#### [Work instructions]
In the material below, please retype the lines from the very first through the one with "ReferenceLine, ReferenceArea, Scatter", exactly and without pictures.

#### [Information supplied]
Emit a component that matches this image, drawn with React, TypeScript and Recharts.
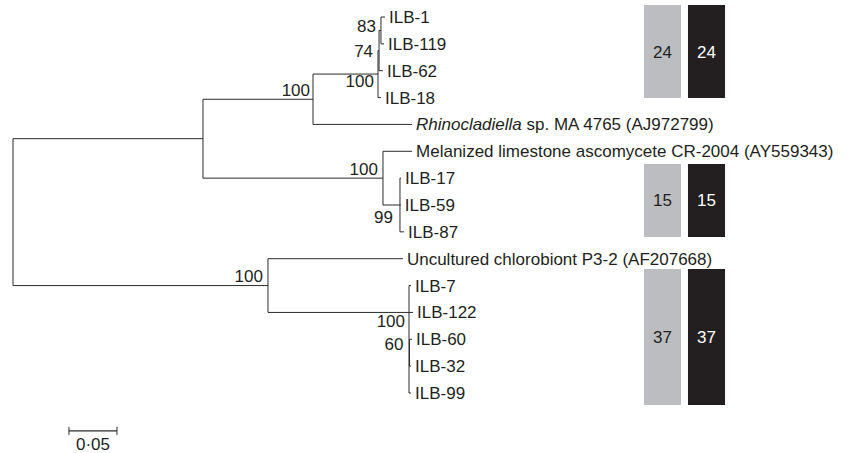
import React from 'react';
import { ComposedChart, XAxis, YAxis, ReferenceLine, ReferenceArea, Scatter } from 'recharts';

// ---------- data ----------
const tipNames = [
  'ILB-1', 'ILB-119', 'ILB-62', 'ILB-18',
  'Rhinocladiella sp. MA 4765 (AJ972799)',
  'Melanized limestone ascomycete CR-2004 (AY559343)',
  'ILB-17', 'ILB-59', 'ILB-87',
  'Uncultured chlorobiont P3-2 (AF207668)',
  'ILB-7', 'ILB-122', 'ILB-60', 'ILB-32', 'ILB-99',
];
const italicGenus = 'Rhinocladiella';

// [child, parent, branch length (substitutions/site)]
const branches: [string, string, number][] = [
  ['A', 'root', 0.1979],
  ['C', 'root', 0.2656],
  ['A1', 'A', 0.1146],
  ['NB', 'A', 0.1875],
  ['N1', 'A1', 0.0677],
  ['Rhinocladiella sp. MA 4765 (AJ972799)', 'A1', 0.1031],
  ['N74', 'N1', 0.0011],
  ['ILB-18', 'N1', 0.0031],
  ['N83', 'N74', 0.002],
  ['ILB-62', 'N74', 0.0041],
  ['ILB-1', 'N83', 0.0042],
  ['ILB-119', 'N83', 0.0032],
  ['Melanized limestone ascomycete CR-2004 (AY559343)', 'NB', 0.0303],
  ['N99', 'NB', 0.0177],
  ['ILB-17', 'N99', 0.0011],
  ['ILB-59', 'N99', 0.0009],
  ['ILB-87', 'N99', 0.0042],
  ['Uncultured chlorobiont P3-2 (AF207668)', 'C', 0.1406],
  ['N100c', 'C', 0.1469],
  ['ILB-7', 'N100c', 0.0021],
  ['ILB-122', 'N100c', 0.0042],
  ['N60', 'N100c', 0.0005],
  ['ILB-60', 'N60', 0.0026],
  ['ILB-32', 'N60', 0.0016],
  ['ILB-99', 'N100c', 0.0021],
];

const bootstrapNodes = ['A1', 'N1', 'N74', 'N83', 'NB', 'N99', 'C', 'N100c', 'N60'];
const bootstrapValues = [100, 100, 74, 83, 100, 99, 100, 100, 60];

const clusterCountsA = [24, 15, 37];
const clusterCountsB = [24, 15, 37];

const scaleLength = 0.05;
const scaleLabel = '0·05';

// ---------- layout ----------
const W = 851;
const H = 453;
const LEFT = 13;
const PX_PER_UNIT = 960;
const X_DOMAIN: [number, number] = [0, (W - LEFT) / PX_PER_UNIT];
const Y_DOMAIN: [number, number] = [-0.633, 16.234];
const FONT = '"Liberation Sans", Arial, Helvetica, sans-serif';
const INK = '#231f20';
const LINE = '#2b2b2b';
const GREY = '#bcbdc0';
const FS = 17;

const nodeYFromChild: Record<string, string> = { N100c: 'ILB-122' };
const bootDx = [-3, -4, -6, -5, -5, -7, -5, -4, -6];
const bootDy = [-9, 7, 0, -4, -9, 12, -10, 9, -9];

const barRows: [number, number][] = [[-0.45, 3.02], [5.47, 8.19], [9.38, 14.45]];
const barColA: [number, number] = [0.6573, 0.6958];
const barColB: [number, number] = [0.7031, 0.7417];

const scaleX0 = 0.0583;
const scaleRow = 15.41;
const scaleTick = 0.15;

// ---------- tree geometry ----------
function buildTree() {
  const children: Record<string, string[]> = {};
  const len: Record<string, number> = {};
  branches.forEach(([c, p, l]) => {
    (children[p] = children[p] || []).push(c);
    len[c] = l;
  });
  const x: Record<string, number> = { root: 0 };
  const visit = (n: string) => {
    (children[n] || []).forEach((c) => {
      x[c] = x[n] + len[c];
      visit(c);
    });
  };
  visit('root');
  const y: Record<string, number> = {};
  tipNames.forEach((t, i) => (y[t] = i));
  const getY = (n: string): number => {
    if (y[n] !== undefined) return y[n];
    const ys = children[n].map(getY);
    y[n] = nodeYFromChild[n] ? getY(nodeYFromChild[n]) : (Math.min(...ys) + Math.max(...ys)) / 2;
    return y[n];
  };
  getY('root');
  const segs: { x1: number; y1: number; x2: number; y2: number }[] = [];
  branches.forEach(([c, p]) => {
    segs.push({ x1: x[p], y1: y[c], x2: x[c], y2: y[c] });
  });
  Object.keys(children).forEach((n) => {
    const ys = children[n].map((c) => y[c]);
    segs.push({ x1: x[n], y1: Math.min(...ys), x2: x[n], y2: Math.max(...ys) });
  });
  return { x, y, segs };
}

const tree = buildTree();

const tipPoints = tipNames.map((t, i) => ({ x: tree.x[t], y: i, name: t }));
const bootPoints = bootstrapNodes.map((n, i) => ({
  x: tree.x[n],
  y: tree.y[n],
  v: bootstrapValues[i],
  i,
}));
const scaleLabelPoint = [{ x: scaleX0 + scaleLength / 2, y: scaleRow }];

const TipLabel = (p: any) => {
  const name: string = p.payload.name;
  const italic = name.startsWith(italicGenus);
  return (
    <text x={p.cx + 4} y={p.cy} dy="0.35em" fontFamily={FONT} fontSize={FS} fill={INK}>
      {italic ? (
        <>
          <tspan fontStyle="italic">{italicGenus}</tspan>
          {name.slice(italicGenus.length)}
        </>
      ) : (
        name
      )}
    </text>
  );
};

const BootLabel = (p: any) => {
  const i = p.payload.i;
  return (
    <text
      x={p.cx + bootDx[i]}
      y={p.cy + bootDy[i]}
      dy="0.35em"
      textAnchor="end"
      fontFamily={FONT}
      fontSize={FS}
      fill={INK}
    >
      {p.payload.v}
    </text>
  );
};

const ScaleText = (p: any) => (
  <text x={p.cx} y={p.cy + 13} dy="0.35em" textAnchor="middle" fontFamily={FONT} fontSize={FS} fill={INK}>
    {scaleLabel}
  </text>
);

export default function App() {
  return (
    <div style={{ position: 'absolute', left: 0, top: 0, background: '#fff' }}>
      <ComposedChart width={W} height={H} margin={{ top: 0, right: 0, bottom: 0, left: LEFT }} style={{ overflow: 'visible' }}>
        <XAxis type="number" dataKey="x" domain={X_DOMAIN} allowDataOverflow hide />
        <YAxis type="number" dataKey="y" domain={Y_DOMAIN} allowDataOverflow reversed hide />
        {barRows.map((r, i) => (
          <ReferenceArea
            key={'ga' + i}
            x1={barColA[0]}
            x2={barColA[1]}
            y1={r[0]}
            y2={r[1]}
            fill={GREY}
            fillOpacity={1}
            stroke="none"
            ifOverflow="visible"
            label={{ value: String(clusterCountsA[i]), position: 'center', fill: INK, fontSize: FS, fontFamily: FONT }}
          />
        ))}
        {barRows.map((r, i) => (
          <ReferenceArea
            key={'gb' + i}
            x1={barColB[0]}
            x2={barColB[1]}
            y1={r[0]}
            y2={r[1]}
            fill={INK}
            fillOpacity={1}
            stroke="none"
            ifOverflow="visible"
            label={{ value: String(clusterCountsB[i]), position: 'center', fill: '#ffffff', fontSize: FS, fontFamily: FONT }}
          />
        ))}
        {tree.segs.map((s, i) => (
          <ReferenceLine
            key={'s' + i}
            segment={[{ x: s.x1, y: s.y1 }, { x: s.x2, y: s.y2 }]}
            stroke={LINE}
            strokeWidth={1}
            ifOverflow="visible"
          />
        ))}
        <ReferenceLine
          segment={[{ x: scaleX0, y: scaleRow }, { x: scaleX0 + scaleLength, y: scaleRow }]}
          stroke={LINE}
          strokeWidth={1.3}
          ifOverflow="visible"
        />
        <ReferenceLine
          segment={[{ x: scaleX0, y: scaleRow - scaleTick }, { x: scaleX0, y: scaleRow + scaleTick }]}
          stroke={LINE}
          strokeWidth={1}
          ifOverflow="visible"
        />
        <ReferenceLine
          segment={[{ x: scaleX0 + scaleLength, y: scaleRow - scaleTick }, { x: scaleX0 + scaleLength, y: scaleRow + scaleTick }]}
          stroke={LINE}
          strokeWidth={1}
          ifOverflow="visible"
        />
        <Scatter data={tipPoints} shape={TipLabel} isAnimationActive={false} />
        <Scatter data={bootPoints} shape={BootLabel} isAnimationActive={false} />
        <Scatter data={scaleLabelPoint} shape={ScaleText} isAnimationActive={false} />
      </ComposedChart>
    </div>
  );
}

#### [Right answer]
Emit a component that matches this image, drawn with React, TypeScript and Recharts.
import React from 'react';
import { ComposedChart, XAxis, YAxis, ReferenceLine, ReferenceArea, Scatter } from 'recharts';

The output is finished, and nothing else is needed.